The akonting (or ekonting in French transliteration) is the folk lute of the Jola people, found in Senegal, Gambia, and Guinea-Bissau in West Africa. It is a banjo-like instrument with a skin-headed gourd body, two long melody strings, and one short drone string, akin to the short fifth "thumb string" on the 5-string banjo.

Jola oral tradition places the birthplace of the akonting in the village of Kanjanka in Lower Casamance (Senegal), near the banks of the Casamance River. The name of the instrument's home village is recalled in the most common tuning pattern for the akonting's three open strings (from the 3rd short "thumb" string to the 1st long melody string): kan (the 5th note of the scale, tuned an octave higher), jan (root note), ka (flatted 7th note). Like in the traditional old-time/folk styles of playing the 5-string banjo, the akonting is tuned in different tunings.
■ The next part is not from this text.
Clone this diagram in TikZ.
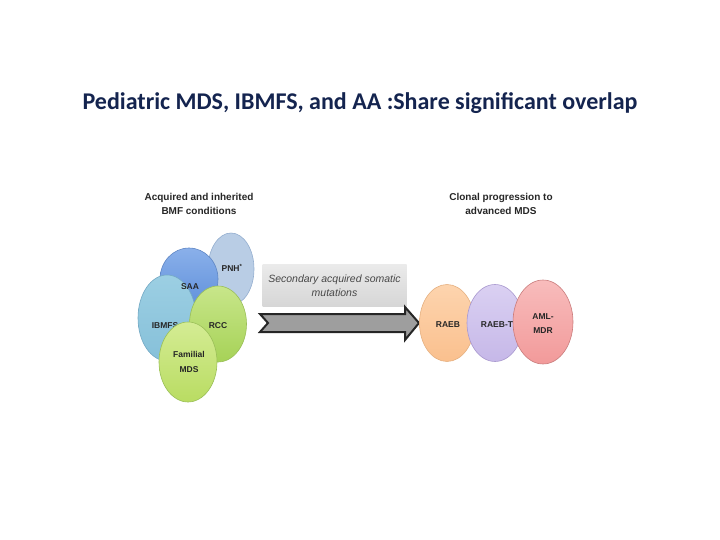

Using the kanjanka tuning pattern of 5/1/-7, a common tuning in Casamance is dGF. In Gambia, for another variant the 1st long melody is raised a semitone (half-step) higher to make a natural 7th note, as in cFE.

Gambian Jola scholar/musician Daniel Laemouahuma Jatta, who pioneered the research and documentation of the akonting in the mid-1980s, describes the music of his people's folk lute as follows:

The music of the akonting is short sustained notes that are played over and over again. Usually they are between two to three notes. The mechanics involved in playing the akonting is the regular sounding of the short string (drone string) when playing any melody. It acts as a drum to add beauty to the melody. The middle string is also sometimes used as drone string. All the noting is done on the long string. The music of the akonting has been and still is folk music. Akonting players do not play music to confer status to their patrons. They play their music, usually in the evenings after work to relax and have a nice time before going to bed. Also when in their rice field bars (Hu Waa in Jola) they play the Akonting in the evening after working in their rice fields and drink their palm wine that they are expert in tapping from the palm tree. The music of the Akonting deals with all matters of life and does not need to be augmented by any other instrument to be danceable. It is rhythmic enough to enable one to dance.

The akonting is practically identical to the buchundu of the related Manjago people (also Man'yago, Manjaku, Manjaco and Manjaca) of Gambia and Guinea-Bissau, as well as the busunde of the Papel people and the kisinta of the Balanta people, both of Guinea-Bissau.

Recent findings presented by researchers Daniel Laemouahuma Jatta, Ulf Jägfors, and Shlomo Pestcoe at The 8th Annual Banjo Collectors Gathering (December, 2005) – an annual international conference of the foremost collectors and scholars of 19th and early 20th century banjos, which also serves as the principal forum for presentations of new research on the banjo's history and organology – indicate that the banjo is probably descended from the many different types of gourd-bodied folk/artisan plucked lutes found throughout West Africa, like the akonting and its aforementioned Senegambian siblings. Other varieties include the Frafra koliko (Ghana), The Kotokoli (also Tem or Temba) lawa (Togo, Benin and Ghana), the Gwari kaburu (Nigeria), and the Hausa gurmi, komo, komsa and wase (Nigeria, Niger, Ghana), to name but a few. The earliest forms of the banjo were, in fact, very similar gourd-bodied lutes, which enslaved West Africans in the Caribbean began making and playing sometime in the early 17th century.